In one of the challenges members of Robogals Sussex, the local branch of the student-run international organisation inspiring and engaging young girls in the world of STEM, instructed pupils how to navigate a Lego robot around a maze using a drag-and-drop programme on an iPad.
Lucy Gaen, outgoing Robogals Sussex president, said: “By making the challenge competitive between the teams of who can navigate the course the best, we make this learning session fun and engaging. Being able to do these sessions in really small groups means that it is two pupils for every robot so they get a really hands-on experience of working with the programme.”
Hari Prasad, Robogals Sussex training manager, said: “This task teaches the pupils the fundamentals of basic programming. It’s a really useful building block which I have been able to use myself in my degree.”
In another learning session, pupils were given a taster of a first year mechanical engineering lab session where they investigated the relationship between stress and strain and were given the chance to destroy metal samples.
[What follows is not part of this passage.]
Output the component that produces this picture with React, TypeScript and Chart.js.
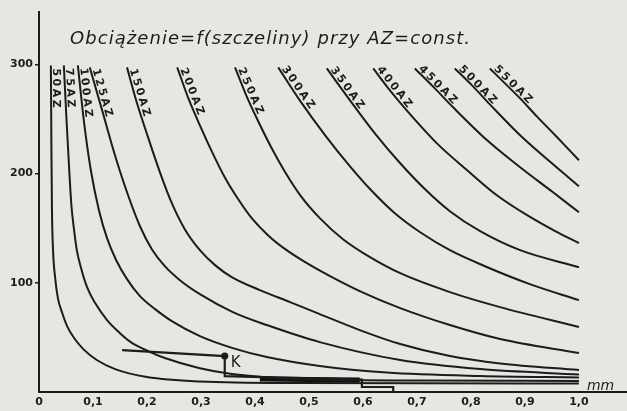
import React, { useEffect, useRef } from 'react';
import { Chart, registerables } from 'chart.js';

Chart.register(...registerables);

const INK = '#1c1c1c';
const PAPER = '#e6e6e3';

const titleText = 'Obciążenie=f(szczeliny) przy AZ=const.';
const axisUnit = 'mm';
const pointName = 'K';

const azNames = ['50AZ', '75AZ', '100AZ', '125AZ', '150AZ', '200AZ', '250AZ', '300AZ', '350AZ', '400AZ', '450AZ', '500AZ', '550AZ'];

// gap [mm] and load values, one pair of arrays per curve
const gap50 = [0.022, 0.023, 0.024, 0.026, 0.030, 0.035, 0.043, 0.052, 0.065, 0.082, 0.107, 0.141, 0.200, 0.298, 0.483, 1.0];
const load50 = [299.1, 221.3, 166.5, 129.9, 104.3, 86.0, 72.3, 60.4, 49.4, 39.3, 29.3, 21.0, 13.7, 9.6, 8.2, 7.8];

const gap75 = [0.046, 0.051, 0.056, 0.060, 0.065, 0.070, 0.078, 0.089, 0.104, 0.126, 0.150, 0.170, 0.202, 0.233, 0.296, 0.357, 0.483, 0.706, 1.0];
const load75 = [299.1, 248.8, 203.1, 171.0, 148.2, 129.9, 113.4, 96.0, 81.4, 65.9, 53.9, 45.7, 37.5, 31.1, 22.0, 16.5, 11.9, 10.5, 10.1];

const gap100 = [0.072, 0.083, 0.096, 0.111, 0.126, 0.143, 0.163, 0.187, 0.215, 0.246, 0.298, 0.359, 0.422, 0.520, 0.644, 0.817, 1.0];
const load100 = [299.1, 248.8, 203.1, 166.5, 140.9, 120.7, 103.4, 87.8, 75.9, 64.9, 51.2, 40.2, 32.0, 23.8, 17.8, 14.6, 13.3];

const gap125 = [0.094, 0.117, 0.139, 0.163, 0.187, 0.209, 0.233, 0.261, 0.298, 0.359, 0.422, 0.520, 0.669, 0.817, 1.0];
const load125 = [297.3, 257.9, 219.5, 182.9, 151.8, 130.8, 115.2, 102.4, 89.6, 73.2, 61.3, 45.7, 29.3, 21.0, 16.0];

const gap150 = [0.163, 0.181, 0.202, 0.224, 0.246, 0.270, 0.298, 0.326, 0.357, 0.409, 0.465, 0.520, 0.594, 0.669, 0.761, 0.854, 1.0];
const load150 = [297.3, 265.3, 233.2, 201.2, 172.9, 149.1, 129.9, 116.2, 105.2, 93.3, 82.3, 71.3, 56.7, 43.9, 32.9, 26.1, 20.1];

const gap200 = [0.256, 0.276, 0.298, 0.320, 0.344, 0.369, 0.394, 0.424, 0.456, 0.493, 0.539, 0.594, 0.669, 0.761, 0.854, 1.0];
const load200 = [297.3, 269.8, 244.2, 220.4, 196.7, 176.5, 159.2, 143.6, 130.8, 118.9, 106.1, 92.4, 76.8, 61.3, 48.5, 35.7];

const gap250 = [0.363, 0.383, 0.406, 0.430, 0.456, 0.485, 0.520, 0.563, 0.613, 0.669, 0.761, 0.854, 1.0];
const load250 = [297.3, 272.6, 247.9, 224.1, 201.2, 179.3, 159.2, 139.9, 123.5, 108.8, 91.5, 77.7, 59.5];

const gap300 = [0.443, 0.483, 0.530, 0.576, 0.617, 0.659, 0.706, 0.761, 0.826, 0.909, 1.0];
const load300 = [297.3, 267.1, 235.1, 206.7, 183.8, 163.7, 146.3, 129.9, 115.2, 98.8, 84.1];

const gap350 = [0.533, 0.576, 0.622, 0.669, 0.715, 0.761, 0.817, 0.891, 1.0];
const load350 = [296.3, 267.1, 236.9, 209.5, 185.7, 165.6, 147.3, 129.9, 114.3];

const gap400 = [0.619, 0.650, 0.681, 0.737, 0.793, 0.848, 0.904, 0.956, 1.0];
const load400 = [296.3, 276.2, 257.9, 227.7, 203.1, 180.2, 161.9, 147.3, 136.3];

const gap450 = [0.696, 0.733, 0.767, 0.830, 0.891, 0.952, 1.0];
const load450 = [296.3, 278.1, 260.7, 230.5, 205.8, 182.9, 164.6];

const gap500 = [0.770, 0.802, 0.835, 0.891, 0.952, 1.0];
const load500 = [296.3, 280.8, 263.4, 235.1, 208.5, 188.4];

const gap550 = [0.835, 0.863, 0.891, 0.922, 0.956, 1.0];
const load550 = [296.3, 282.6, 268.9, 252.4, 235.1, 212.2];

// operating line with point K
const gapK = [0.154, 0.344, 0.344, 0.598, 0.598, 0.656, 0.656];
const loadK = [38.4, 32.9, 14.6, 11.4, 4.6, 4.6, 0.9];
const gapBand = [0.409, 0.594];
const loadBand = [11.9, 11.0];

const xTickValues = [0, 0.1, 0.2, 0.3, 0.4, 0.5, 0.6, 0.7, 0.8, 0.9, 1.0];
const xTickLabels = ['0', '0,1', '0,2', '0,3', '0,4', '0,5', '0,6', '0,7', '0,8', '0,9', '1,0'];
const yTickValues = [100, 200, 300];
const yTickLabels = ['100', '200', '300'];

const curveGaps = [gap50, gap75, gap100, gap125, gap150, gap200, gap250, gap300, gap350, gap400, gap450, gap500, gap550];
const curveLoads = [load50, load75, load100, load125, load150, load200, load250, load300, load350, load400, load450, load500, load550];

const toPoints = (xs: number[], ys: number[]) => xs.map((x, i) => ({ x, y: ys[i] }));

const paperPlugin = {
  id: 'paper',
  beforeDraw(chart: any) {
    const { ctx, width, height } = chart;
    ctx.save();
    ctx.fillStyle = PAPER;
    ctx.fillRect(0, 0, width, height);
    ctx.restore();
  },
};

const annotationsPlugin = {
  id: 'annotations',
  afterDatasetsDraw(chart: any) {
    const ctx = chart.ctx;
    ctx.save();
    ctx.fillStyle = INK;

    // curve labels, written along each curve from its upper end
    ctx.font = 'bold 11px "DejaVu Sans"';
    ctx.textBaseline = 'alphabetic';
    azNames.forEach((name, di) => {
      const pts = chart.getDatasetMeta(di).data;
      if (!pts || !pts.length) return;
      const p0 = pts[0];
      let pk = pts[pts.length - 1];
      for (let k = 1; k < pts.length; k++) {
        if (Math.hypot(pts[k].x - p0.x, pts[k].y - p0.y) >= 40) {
          pk = pts[k];
          break;
        }
      }
      const ang = Math.atan2(pk.y - p0.y, pk.x - p0.x);
      ctx.save();
      ctx.translate(p0.x, p0.y);
      ctx.rotate(ang);
      let d = 3;
      for (const ch of name) {
        ctx.fillText(ch, d, -2);
        d += ctx.measureText(ch).width + 2.5;
      }
      ctx.restore();
    });

    // title, stretched a little like the hand lettering
    ctx.font = 'italic 18px "DejaVu Sans"';
    const chars = Array.from(titleText);
    const natural = ctx.measureText(titleText).width;
    const target = 400;
    const spacing = (target - natural) / (chars.length - 1);
    let tx = 70;
    for (const ch of chars) {
      ctx.fillText(ch, tx, 44);
      tx += ctx.measureText(ch).width + spacing;
    }

    // unit label
    const xs = chart.scales.x;
    const ys = chart.scales.y;
    ctx.font = 'italic 14px "DejaVu Sans"';
    ctx.fillText(axisUnit, xs.getPixelForValue(1.0) + 8, chart.chartArea.bottom - 2);

    // point K
    const kx = xs.getPixelForValue(gapK[1]);
    const ky = ys.getPixelForValue(loadK[1]);
    ctx.font = '15px "DejaVu Sans"';
    ctx.fillText(pointName, kx + 6, ky + 11);

    ctx.restore();
  },
};

export default function App() {
  const ref = useRef<HTMLCanvasElement | null>(null);

  useEffect(() => {
    if (!ref.current) return;
    const curveSets = curveGaps.map((g, i) => ({
      label: azNames[i],
      data: toPoints(g, curveLoads[i]),
      borderColor: INK,
      borderWidth: 2,
      pointRadius: 0,
      fill: false,
      cubicInterpolationMode: 'monotone' as const,
    }));
    const chart = new Chart(ref.current, {
      type: 'line',
      data: {
        datasets: [
          ...curveSets,
          {
            label: 'K',
            data: toPoints(gapK, loadK),
            borderColor: INK,
            backgroundColor: INK,
            borderWidth: 2.2,
            tension: 0,
            pointRadius: loadK.map((_, i) => (i === 1 ? 2.5 : 0)),
            fill: false,
          },
          {
            label: 'band',
            data: toPoints(gapBand, loadBand),
            borderColor: '#111',
            borderWidth: 5,
            tension: 0,
            pointRadius: 0,
            fill: false,
          },
        ] as any,
      },
      options: {
        animation: false,
        responsive: true,
        maintainAspectRatio: false,
        layout: { padding: { top: 12, left: 0, right: 0, bottom: 0 } },
        plugins: {
          legend: { display: false },
          tooltip: { enabled: false },
          title: { display: false },
        },
        scales: {
          x: {
            type: 'linear',
            min: 0,
            max: 1.089,
            afterBuildTicks: (s: any) => {
              s.ticks = xTickValues.map((v) => ({ value: v }));
            },
            afterFit: (s: any) => {
              s.height = 19;
            },
            ticks: {
              callback: (_v: any, i: number) => xTickLabels[i],
              color: INK,
              padding: 4,
              maxRotation: 0,
              autoSkip: false,
              font: { family: 'DejaVu Sans', size: 11, weight: 'bold' },
            },
            grid: { display: false, drawTicks: false, tickLength: 0 },
            border: { display: true, color: INK, width: 2 },
          },
          y: {
            type: 'linear',
            min: 0,
            max: 348,
            afterBuildTicks: (s: any) => {
              s.ticks = yTickValues.map((v) => ({ value: v }));
            },
            afterFit: (s: any) => {
              s.width = 39;
            },
            ticks: {
              callback: (_v: any, i: number) => yTickLabels[i],
              color: INK,
              padding: 2,
              font: { family: 'DejaVu Sans', size: 11, weight: 'bold' },
            },
            grid: {
              display: true,
              drawOnChartArea: false,
              drawTicks: true,
              tickLength: 4,
              color: INK,
              lineWidth: 1.5,
            },
            border: { display: true, color: INK, width: 2 },
          },
        },
      },
      plugins: [paperPlugin, annotationsPlugin],
    });
    return () => chart.destroy();
  }, []);

  return (
    <div style={{ position: 'fixed', left: 0, top: 0, width: 627, height: 411 }}>
      <canvas ref={ref} />
    </div>
  );
}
Participants also took part in an Arduino-based game - a hands-on build and play co-operative game involving groups of three matching multi-colour LEDs, with pupils each controlling a colour channel via an ultrasonic sensor and aiming to match the colour to a reference LED.
Dr Mark Puttock-Brown, a Lecturer in Mechanical Engineering who led the session, said: "This activity challenges the pupils to build a system of inputs and outputs which links to how to electronic images are displayed in screens all around us.
“The lesson has been both fun and informative for the pupils, with a real sense of achievement when the game turns on and works correctly for the first time. For most this was their first experience of working with breadboards and Arduinos, and they had to work as a team collaboratively and creatively.
“Increasingly we are seeing STEM integrated with the arts, giving STEAM. With this addition I think we can be even more engaging and underline that creativity is an integral part of the problem-solving process in STEM subjects."
The UNESCO-supported International Women in Engineering Day (INWED) will take place this Sunday and is designed to raise the profile of women in engineering around the globe and focus attention on career opportunities available to girls in the industry.
This year’s INWED, the sixth ever to be held, will also celebrate 100 years of the Women's Engineering Society (WES) in the UK.